Most people will use the AD1890 as a sample rate converter, so the test converted audio from 48 kHz to 44.1 kHz, as will as the reverse. The reference system was a high-quality D/A-A/D converter setup that I prefer for analog mastering. For a listening environment, I used our mastering facility, which includes two time-aligned monitor systems, custom amplifiers, tube electrostatic headphones, and similar tools of the trade. The source material was mostly original master tapes along with some CDs. Music ranged from rock to classical organ music.
The decision? Very close, except at the extreme top, where the the AD1890 was more detailed. The analog system lacked a bit of clarity by comparison. When I turned the playback system way up (on a quiet passage), I found the noise floor of the AD1890 to be noticeably lower. This might explain where some of the extra detail came from: less interference. Regardless, my frame of reference shifted, and the analog system now feels like a very subtle special effect to be used for adding top-end smoothness. The AD1890 is a trustworthy reference, and that is what studio engineers need.

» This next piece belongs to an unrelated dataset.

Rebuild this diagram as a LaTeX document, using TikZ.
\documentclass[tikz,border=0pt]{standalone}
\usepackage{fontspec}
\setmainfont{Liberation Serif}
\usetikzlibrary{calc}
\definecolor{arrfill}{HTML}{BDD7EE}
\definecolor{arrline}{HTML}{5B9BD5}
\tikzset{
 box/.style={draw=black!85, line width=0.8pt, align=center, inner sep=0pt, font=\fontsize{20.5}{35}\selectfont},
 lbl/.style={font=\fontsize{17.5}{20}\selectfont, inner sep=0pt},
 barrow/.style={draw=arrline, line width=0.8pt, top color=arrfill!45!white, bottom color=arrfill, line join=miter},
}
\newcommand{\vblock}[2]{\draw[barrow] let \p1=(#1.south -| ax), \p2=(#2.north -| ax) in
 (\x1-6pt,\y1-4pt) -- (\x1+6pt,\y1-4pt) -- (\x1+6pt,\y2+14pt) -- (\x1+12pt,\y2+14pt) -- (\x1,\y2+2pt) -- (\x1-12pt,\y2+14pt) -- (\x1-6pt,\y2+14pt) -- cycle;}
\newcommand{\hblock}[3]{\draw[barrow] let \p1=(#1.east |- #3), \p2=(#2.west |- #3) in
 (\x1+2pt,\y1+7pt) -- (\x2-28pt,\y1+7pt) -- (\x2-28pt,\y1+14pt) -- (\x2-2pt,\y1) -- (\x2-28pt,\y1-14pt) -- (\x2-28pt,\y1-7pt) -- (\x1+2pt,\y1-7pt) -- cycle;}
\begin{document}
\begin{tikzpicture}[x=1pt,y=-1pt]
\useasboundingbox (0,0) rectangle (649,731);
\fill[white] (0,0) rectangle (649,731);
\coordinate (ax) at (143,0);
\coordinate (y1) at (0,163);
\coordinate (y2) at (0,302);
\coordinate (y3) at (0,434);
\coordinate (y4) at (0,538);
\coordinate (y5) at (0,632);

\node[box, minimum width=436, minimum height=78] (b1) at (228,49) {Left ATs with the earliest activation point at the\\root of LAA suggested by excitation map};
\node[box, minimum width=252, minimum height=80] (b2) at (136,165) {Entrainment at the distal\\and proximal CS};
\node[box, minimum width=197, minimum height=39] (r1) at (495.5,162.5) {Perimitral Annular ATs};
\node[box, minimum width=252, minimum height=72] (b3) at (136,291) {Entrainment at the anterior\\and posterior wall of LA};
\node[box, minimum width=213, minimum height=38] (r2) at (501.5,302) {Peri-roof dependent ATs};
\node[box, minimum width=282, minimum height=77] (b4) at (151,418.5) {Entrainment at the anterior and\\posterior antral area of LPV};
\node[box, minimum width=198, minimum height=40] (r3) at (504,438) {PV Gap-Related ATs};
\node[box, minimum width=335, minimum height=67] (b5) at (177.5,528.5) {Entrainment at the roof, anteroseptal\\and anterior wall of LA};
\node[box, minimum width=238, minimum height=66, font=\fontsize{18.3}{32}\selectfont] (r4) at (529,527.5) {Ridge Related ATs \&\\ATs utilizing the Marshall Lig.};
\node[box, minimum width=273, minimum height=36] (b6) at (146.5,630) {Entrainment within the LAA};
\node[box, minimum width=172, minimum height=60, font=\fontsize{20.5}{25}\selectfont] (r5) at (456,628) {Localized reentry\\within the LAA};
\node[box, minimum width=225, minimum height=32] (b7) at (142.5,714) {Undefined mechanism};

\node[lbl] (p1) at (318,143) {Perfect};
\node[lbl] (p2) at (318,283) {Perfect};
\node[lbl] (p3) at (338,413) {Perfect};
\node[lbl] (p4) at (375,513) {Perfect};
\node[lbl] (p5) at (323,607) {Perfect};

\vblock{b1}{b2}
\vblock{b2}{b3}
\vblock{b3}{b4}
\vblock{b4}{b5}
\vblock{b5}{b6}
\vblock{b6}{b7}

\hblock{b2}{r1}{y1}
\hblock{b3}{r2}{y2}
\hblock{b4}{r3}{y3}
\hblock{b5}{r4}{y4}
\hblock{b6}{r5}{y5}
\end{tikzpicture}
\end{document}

It won't be long before you can get your hands on commercial processors based on the AD1890. Check one out on your own source material. In the meantime, rumor has it that Analog Devices can't get people to return their evaluation systems. This sort of backhanded compliment signals a winning product. And me? Of course I'll return the prototypes. Just as soon as I remember where I mislaid them. Check back with me in 1999.
Analog-to-digital converters and their opposites, digital-to-analog converters (DACs), require a perfectly stable reference signal, called a clock, to work correctly. Both consumer SPDIF and professional AES/EBU data formats require that the clock be encoded into the same signal as the audio information. This allows one wire to carry everything needed to produce a stereo image on your speakers. When the data reaches the receiving end of the wire, the clock is separated from the audio. The DAC then uses the clock to reconstruct the audio signal. In a perfect world, we're done.
But what if the wire is too long, or of the wrong type? Or the method of extracting the clock - or even the DAC itself - is sensitive to minor problems with the incoming signal? This is not theory, it happens frequently. Many studios run audio through multiple conversions from analog to digital and back again, often through cabling that is less than perfect. Suddenly the clock is not a stable reference, it is "jittered." The DAC can no longer do it's job properly. Welcome to the Twilight Zone, where output does not equal input. Clarity is lost as your mix passes through what you assumed was a perfect audio transmission system.
Here is where the AD1890 shines. First, it is extremely forgiving of variations in the incoming data. Second, the signal it sends out is controlled by a clock that is completely isolated from the incoming clock signal. It "re-clocks" the data stream, and any jitter that was embedded in the original just plain disappears. The output is an improvement over the input.